A leggere di decine di migliaia di posti di lavoro, a fronte di una crisi soffocante, di napoletani ogni giorno sempre più numerosi, infatti, si fa fatica a crederci, anche noi che, attraverso le pagine di questo giornale, abbiamo sempre visto – e continuiamo a vedere – nell’inquilino principale di Palazzo San Giacomo l’unica vera e concreta alternativa alla barbarie che insiste in Italia.
Se, però, i numeri analizzati dal Sindaco partenopeo davvero fotografano questa brillante realtà, la sensazione che si avverte comunque dai vicoli e dalle strade è quella di un’impasse fino a ora sconosciuta per gli attenti seguaci del progetto arancione, e il conseguente disaffezionamento che sfocia nella ricerca di un nuovo comandante a cui affidare le proprie sorti, come per il resto del Paese, non può portare ad altro che alla formazione di nuovi adepti per l’esercito dell’odio capitanato da Salvini, ben coperto alle spalle dai grillini.

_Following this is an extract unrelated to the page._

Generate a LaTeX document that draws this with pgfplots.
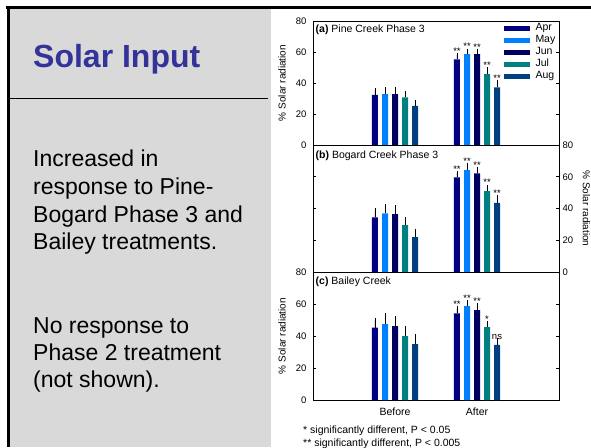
\documentclass[border=0pt]{standalone}
\usepackage{pgfplots}
\pgfplotsset{compat=1.18}
\usepackage{pgfplotstable}
\usepackage{fontspec}
\setmainfont{Liberation Sans}

\definecolor{cApr}{RGB}{0,0,128}
\definecolor{cMay}{RGB}{0,128,255}
\definecolor{cJun}{RGB}{0,0,96}
\definecolor{cJul}{RGB}{0,128,128}
\definecolor{cAug}{RGB}{0,64,128}
\definecolor{panelgrey}{RGB}{217,217,217}
\definecolor{titleblue}{RGB}{51,51,153}

% g: 0 = Before, 1 = After ; E = error (+), L = significance label
\pgfplotstableread{
g apr aprE aprL may mayE mayL jun junE junL jul julE julL aug augE augL
0 32.3 3.0 - 32.8 3.2 - 32.8 3.2 - 30.8 2.5 - 25.2 2.7 -
1 55.3 2.7 ** 58.7 2.1 ** 58.7 2.0 ** 45.8 3.0 ** 37.2 3.4 **
}\tabA
\pgfplotstableread{
g apr aprE aprL may mayE mayL jun junE junL jul julE julL aug augE augL
0 34.4 4.6 - 36.9 4.6 - 36.5 4.2 - 29.6 3.5 - 22.0 4.0 -
1 59.6 2.5 ** 64.2 2.9 ** 62.1 2.9 ** 50.9 2.8 ** 43.6 3.4 **
}\tabB
\pgfplotstableread{
g apr aprE aprL may mayE mayL jun junE junL jul julE julL aug augE augL
0 45.2 4.6 - 47.5 5.2 - 46.2 4.8 - 40.0 4.8 - 35.0 5.0 -
1 54.2 3.1 ** 58.7 2.5 ** 56.2 3.0 ** 45.6 2.5 * 34.4 2.9 ns
}\tabC

\pgfplotsset{
  barsty/.style={ybar, bar width=6pt, bar shift=0pt, draw=none,
    error bars/y dir=plus, error bars/y explicit,
    error bars/error bar style={black, line width=0.7pt},
    error bars/error mark options={black, mark size=2.2pt, line width=0.7pt}},
  labsty/.style={only marks, mark=none,
    skip coords between index={0}{1},
    nodes near coords, point meta=explicit symbolic,
    every node near coord/.append style={font=\fontsize{9.5}{10}\selectfont, inner sep=0.6pt, anchor=south, black}},
  panel/.style={scale only axis, width=246pt, anchor=south west,
    xmin=-1, xmax=2, ymin=0, ymax=80, ytick={0,20,40,60,80},
    tick align=inside, major tick length=3pt, xtick=\empty, clip=false,
    axis line style={line width=0.7pt}, tick style={line width=0.6pt, black},
    tick label style={font=\fontsize{9.5}{11}\selectfont},
    /pgf/number format/assume math mode=true,
    ylabel={\% Solar radiation},
    label style={font=\fontsize{9.5}{11}\selectfont}},
  leftlab/.style={yticklabel pos=left, yticklabel style={xshift=-3pt},
    every axis y label/.style={at={(rel axis cs:-0.126,0.5)}, rotate=90, anchor=center}},
  rightlab/.style={yticklabel pos=right,
    every axis y label/.style={at={(rel axis cs:1.112,0.5)}, rotate=-90, anchor=center}},
}

% bars of one month sit 10 px (0.122 x units) apart within a group
\newcommand{\monthbars}[1]{%
  \addplot[barsty, fill=cApr] table[x expr=\thisrow{g}-0.244,y=apr,y error=aprE]{#1};
  \addplot[barsty, fill=cMay] table[x expr=\thisrow{g}-0.122,y=may,y error=mayE]{#1};
  \addplot[barsty, fill=cJun] table[x expr=\thisrow{g},y=jun,y error=junE]{#1};
  \addplot[barsty, fill=cJul] table[x expr=\thisrow{g}+0.122,y=jul,y error=julE]{#1};
  \addplot[barsty, fill=cAug] table[x expr=\thisrow{g}+0.244,y=aug,y error=augE]{#1};
  \addplot[labsty] table[x expr=\thisrow{g}-0.244,y expr=\thisrow{apr}+\thisrow{aprE},meta=aprL]{#1};
  \addplot[labsty] table[x expr=\thisrow{g}-0.122,y expr=\thisrow{may}+\thisrow{mayE},meta=mayL]{#1};
  \addplot[labsty] table[x expr=\thisrow{g},y expr=\thisrow{jun}+\thisrow{junE},meta=junL]{#1};
  \addplot[labsty] table[x expr=\thisrow{g}+0.122,y expr=\thisrow{jul}+\thisrow{julE},meta=julL]{#1};
  \addplot[labsty] table[x expr=\thisrow{g}+0.244,y expr=\thisrow{aug}+\thisrow{augE},meta=augL]{#1};
}

\begin{document}
\begin{tikzpicture}[x=1pt,y=1pt]
\useasboundingbox (0,0) rectangle (591,447);
\clip (0,0) rectangle (591,447);
\fill[white] (0,0) rectangle (591,447);
\fill[panelgrey] (8,0) rectangle (271,439);
\draw[line width=3pt] (6,439.5) -- (591,439.5);
\draw[line width=3pt] (8.3,441) -- (8.3,0);
\draw[line width=0.9pt] (7,348.7) -- (268,348.7);

\node[anchor=base west, inner sep=0, font=\fontsize{32}{38}\selectfont\bfseries, text=titleblue] at (33,379) {Solar Input};

\begin{scope}[every node/.style={anchor=base west, inner sep=0, font=\fontsize{23}{27.5}\selectfont}]
\node at (33,280.3) {Increased in};
\node at (33,252.5) {response to Pine-};
\node at (33,224.7) {Bogard Phase 3 and};
\node at (33,197) {Bailey treatments.};
\node at (33,113.7) {No response to};
\node at (33,86.5) {Phase 2 treatment};
\node at (33,59.5) {(not shown).};
\end{scope}

% (a)
\begin{axis}[panel, leftlab, at={(313pt,302pt)}, height=124pt,
  legend style={at={(rel axis cs:0.776,0.995)}, anchor=north west, draw=none, fill=none,
    inner sep=0pt, font=\fontsize{10.5}{12}\selectfont, row sep=0pt, column sep=5pt,
    nodes={text height=7.5pt, text depth=2.5pt, inner sep=1pt, anchor=west}}]
\addlegendimage{legend image code/.code={\fill[cApr] (0pt,-2pt) rectangle (25pt,2pt);}}
\addlegendentry{Apr}
\addlegendimage{legend image code/.code={\fill[cMay] (0pt,-2pt) rectangle (25pt,2pt);}}
\addlegendentry{May}
\addlegendimage{legend image code/.code={\fill[cJun] (0pt,-2pt) rectangle (25pt,2pt);}}
\addlegendentry{Jun}
\addlegendimage{legend image code/.code={\fill[cJul] (0pt,-2pt) rectangle (25pt,2pt);}}
\addlegendentry{Jul}
\addlegendimage{legend image code/.code={\fill[cAug] (0pt,-2pt) rectangle (25pt,2pt);}}
\addlegendentry{Aug}
\monthbars{\tabA}
\node[anchor=base west, inner sep=0, font=\fontsize{10.5}{12}\selectfont] at ([xshift=2.5pt,yshift=-12pt]rel axis cs:0,1) {\textbf{(a)} Pine Creek Phase 3};
\end{axis}

% (b)
\begin{axis}[panel, rightlab, at={(313pt,175pt)}, height=127pt]
\monthbars{\tabB}
\node[anchor=base west, inner sep=0, font=\fontsize{10.5}{12}\selectfont] at ([xshift=2.5pt,yshift=-13pt]rel axis cs:0,1) {\textbf{(b)} Bogard Creek Phase 3};
\end{axis}

% (c)
\begin{axis}[panel, leftlab, at={(313pt,47pt)}, height=128pt,
  xtick={0,1}, xticklabels={Before,After}, xtick style={draw=none},
  xticklabel style={font=\fontsize{10.5}{12}\selectfont, yshift=-4pt}]
\monthbars{\tabC}
\node[anchor=base west, inner sep=0, font=\fontsize{10.5}{12}\selectfont] at ([xshift=2.5pt,yshift=-12.5pt]rel axis cs:0,1) {\textbf{(c)} Bailey Creek};
\end{axis}

\node[anchor=base west, inner sep=0, font=\fontsize{10.5}{12}\selectfont] at (303,13.7) {* significantly different, P < 0.05};
\node[anchor=base west, inner sep=0, font=\fontsize{10.5}{12}\selectfont] at (303,0.8) {** significantly different, P < 0.005};
\end{tikzpicture}
\end{document}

E Napoli – proprio no – non può e non deve cadere, non può permettersi di mollare la resistenza e smettere di ispirare la rivincita che la gente del Sud Italia e i delusi da una sinistra attenta, esattamente come la destra, agli interessi dei soli potenti, aspetta da ormai troppo tempo.
È il momento, dunque, per il Sindaco de Magistris, di sfoderarle quelle armi di cui parla (Useremo tutte le armi, ovviamente non violente, della democrazia per disarmare le armi dei nemici di Napoli, non siamo più disposti a subire ingiustizie), e di mostrarle con forza a chi crede di non avere più bastoni tra quelle ruote che corrono verso lo svilimento della democrazia, è il momento di inventare e di reinventarsi e nessuno ha dimostrato, negli anni, di avere tanta capacità di iniziativa quanto l’ex magistrato.
Napoli e i napoletani, dopo le recenti vicende nazionali, si sentono più soli, più smarriti, più inclini alla debolezza. E, stavolta, chiedere (e credere) ancora di attingere dal loro mai domo entusiasmo potrebbe non bastare.